Instructions to follow: Begin with the first line of the material and write out each line exactly, ending with the line that contains "import seaborn as sns". Pictures are not part of the copy.
┌──
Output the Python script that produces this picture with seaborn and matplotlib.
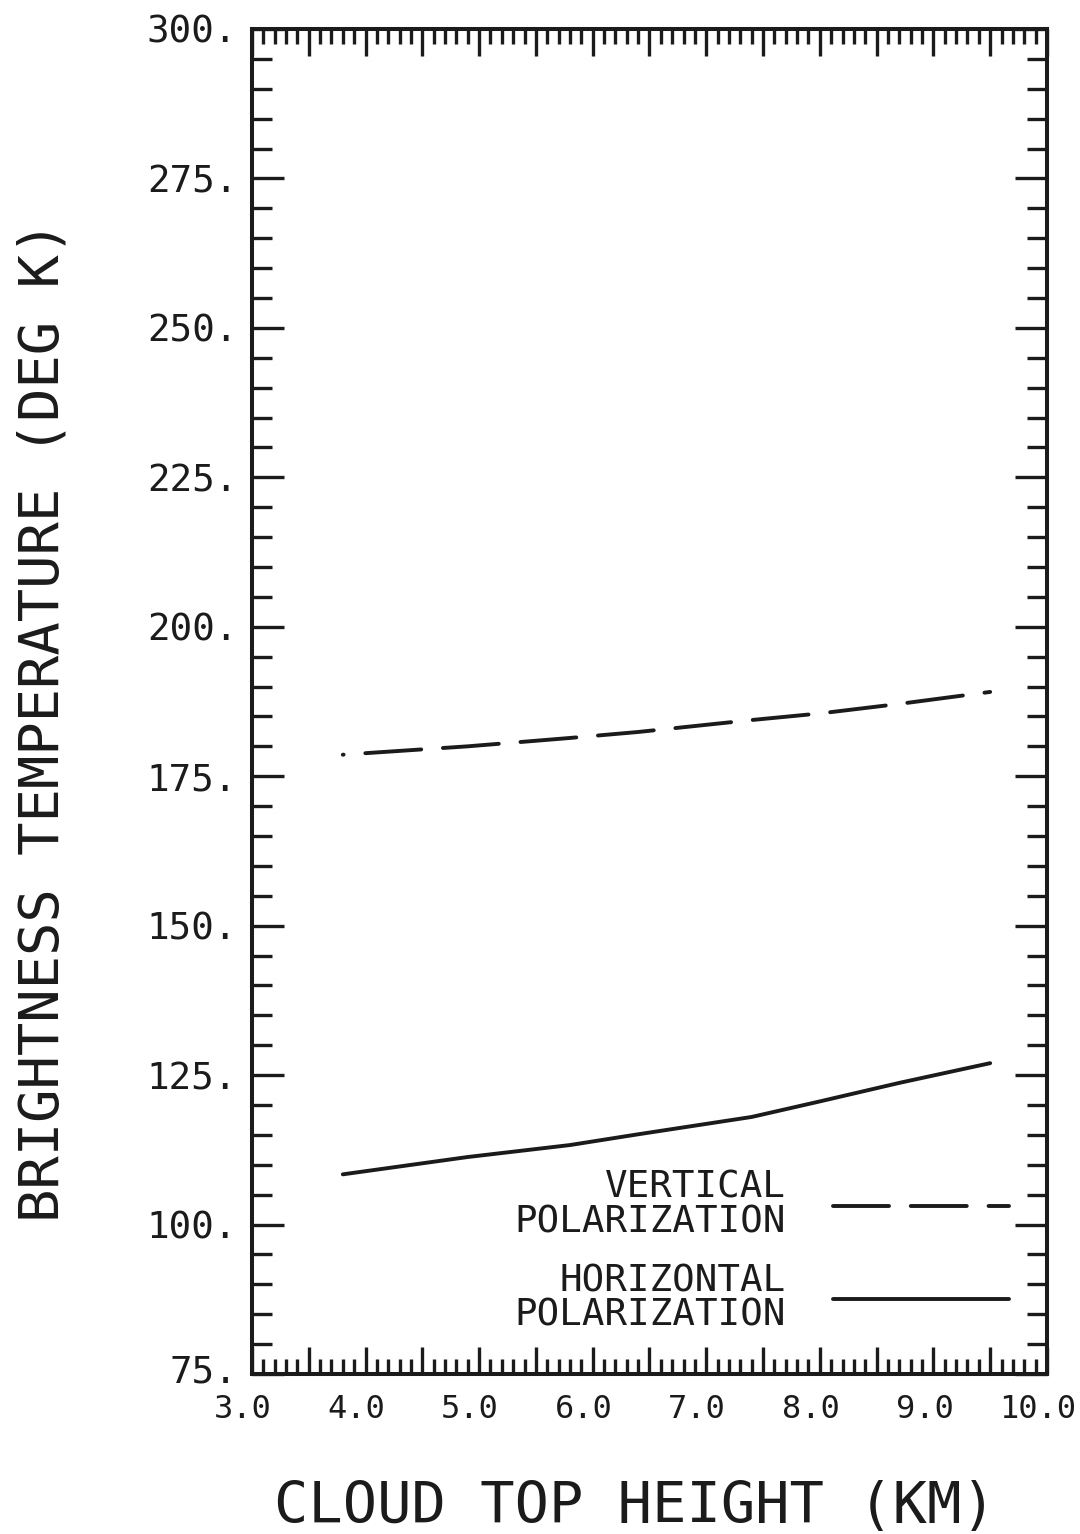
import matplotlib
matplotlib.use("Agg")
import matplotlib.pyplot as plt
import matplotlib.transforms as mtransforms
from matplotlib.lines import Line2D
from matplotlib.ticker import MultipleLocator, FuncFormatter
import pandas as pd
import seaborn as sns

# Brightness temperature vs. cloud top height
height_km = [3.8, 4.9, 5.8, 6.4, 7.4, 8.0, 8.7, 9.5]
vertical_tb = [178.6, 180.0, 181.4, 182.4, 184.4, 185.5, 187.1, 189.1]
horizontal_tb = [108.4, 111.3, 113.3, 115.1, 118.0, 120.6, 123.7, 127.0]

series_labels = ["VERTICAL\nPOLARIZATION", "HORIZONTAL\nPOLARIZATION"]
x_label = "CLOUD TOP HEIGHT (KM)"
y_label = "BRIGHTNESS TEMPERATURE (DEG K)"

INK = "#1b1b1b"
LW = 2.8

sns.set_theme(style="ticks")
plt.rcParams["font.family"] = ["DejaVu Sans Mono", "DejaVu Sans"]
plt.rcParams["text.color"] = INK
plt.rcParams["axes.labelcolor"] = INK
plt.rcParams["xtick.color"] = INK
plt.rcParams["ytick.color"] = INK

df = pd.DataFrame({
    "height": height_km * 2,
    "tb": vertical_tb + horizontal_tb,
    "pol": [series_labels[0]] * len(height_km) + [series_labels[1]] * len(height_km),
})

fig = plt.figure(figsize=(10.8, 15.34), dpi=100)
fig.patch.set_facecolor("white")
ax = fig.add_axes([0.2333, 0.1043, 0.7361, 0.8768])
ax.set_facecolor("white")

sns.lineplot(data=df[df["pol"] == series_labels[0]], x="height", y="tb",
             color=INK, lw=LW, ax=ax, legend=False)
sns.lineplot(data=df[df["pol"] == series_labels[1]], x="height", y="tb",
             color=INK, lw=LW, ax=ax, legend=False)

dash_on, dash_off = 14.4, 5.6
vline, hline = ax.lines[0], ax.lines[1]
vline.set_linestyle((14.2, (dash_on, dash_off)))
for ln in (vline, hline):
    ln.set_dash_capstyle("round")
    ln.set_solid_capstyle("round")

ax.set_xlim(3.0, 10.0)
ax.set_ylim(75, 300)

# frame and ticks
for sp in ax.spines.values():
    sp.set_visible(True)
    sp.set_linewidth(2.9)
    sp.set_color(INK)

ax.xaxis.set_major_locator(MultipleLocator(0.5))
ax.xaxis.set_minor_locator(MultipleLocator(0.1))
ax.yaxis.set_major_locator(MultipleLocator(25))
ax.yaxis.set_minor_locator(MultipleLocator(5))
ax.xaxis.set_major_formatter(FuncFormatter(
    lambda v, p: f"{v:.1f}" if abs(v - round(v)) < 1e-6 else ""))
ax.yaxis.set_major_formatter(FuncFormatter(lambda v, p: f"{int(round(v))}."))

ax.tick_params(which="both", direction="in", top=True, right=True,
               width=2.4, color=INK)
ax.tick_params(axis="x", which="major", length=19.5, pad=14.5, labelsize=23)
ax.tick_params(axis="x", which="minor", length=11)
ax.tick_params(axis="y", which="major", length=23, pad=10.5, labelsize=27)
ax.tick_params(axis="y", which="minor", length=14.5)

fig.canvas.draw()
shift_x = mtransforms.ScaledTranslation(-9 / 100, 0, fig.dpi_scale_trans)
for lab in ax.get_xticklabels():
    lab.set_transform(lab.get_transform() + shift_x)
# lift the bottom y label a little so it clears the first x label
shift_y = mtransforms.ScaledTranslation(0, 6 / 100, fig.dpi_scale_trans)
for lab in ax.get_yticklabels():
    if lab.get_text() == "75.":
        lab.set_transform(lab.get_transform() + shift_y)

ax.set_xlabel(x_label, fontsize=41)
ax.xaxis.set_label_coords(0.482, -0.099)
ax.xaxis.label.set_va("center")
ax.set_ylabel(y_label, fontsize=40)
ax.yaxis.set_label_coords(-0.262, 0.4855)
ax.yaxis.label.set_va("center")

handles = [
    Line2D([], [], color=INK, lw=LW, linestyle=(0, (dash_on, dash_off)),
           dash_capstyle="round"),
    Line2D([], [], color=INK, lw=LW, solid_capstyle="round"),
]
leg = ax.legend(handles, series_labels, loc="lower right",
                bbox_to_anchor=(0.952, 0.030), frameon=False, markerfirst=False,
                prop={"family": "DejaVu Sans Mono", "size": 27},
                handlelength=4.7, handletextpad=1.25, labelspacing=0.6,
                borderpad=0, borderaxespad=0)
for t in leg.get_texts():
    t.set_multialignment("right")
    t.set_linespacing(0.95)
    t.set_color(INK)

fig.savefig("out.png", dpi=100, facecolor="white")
└──
Written answer:
Output the Python script that produces this picture with seaborn and matplotlib.
import matplotlib
matplotlib.use("Agg")
import matplotlib.pyplot as plt
import matplotlib.transforms as mtransforms
from matplotlib.lines import Line2D
from matplotlib.ticker import MultipleLocator, FuncFormatter
import pandas as pd
import seaborn as sns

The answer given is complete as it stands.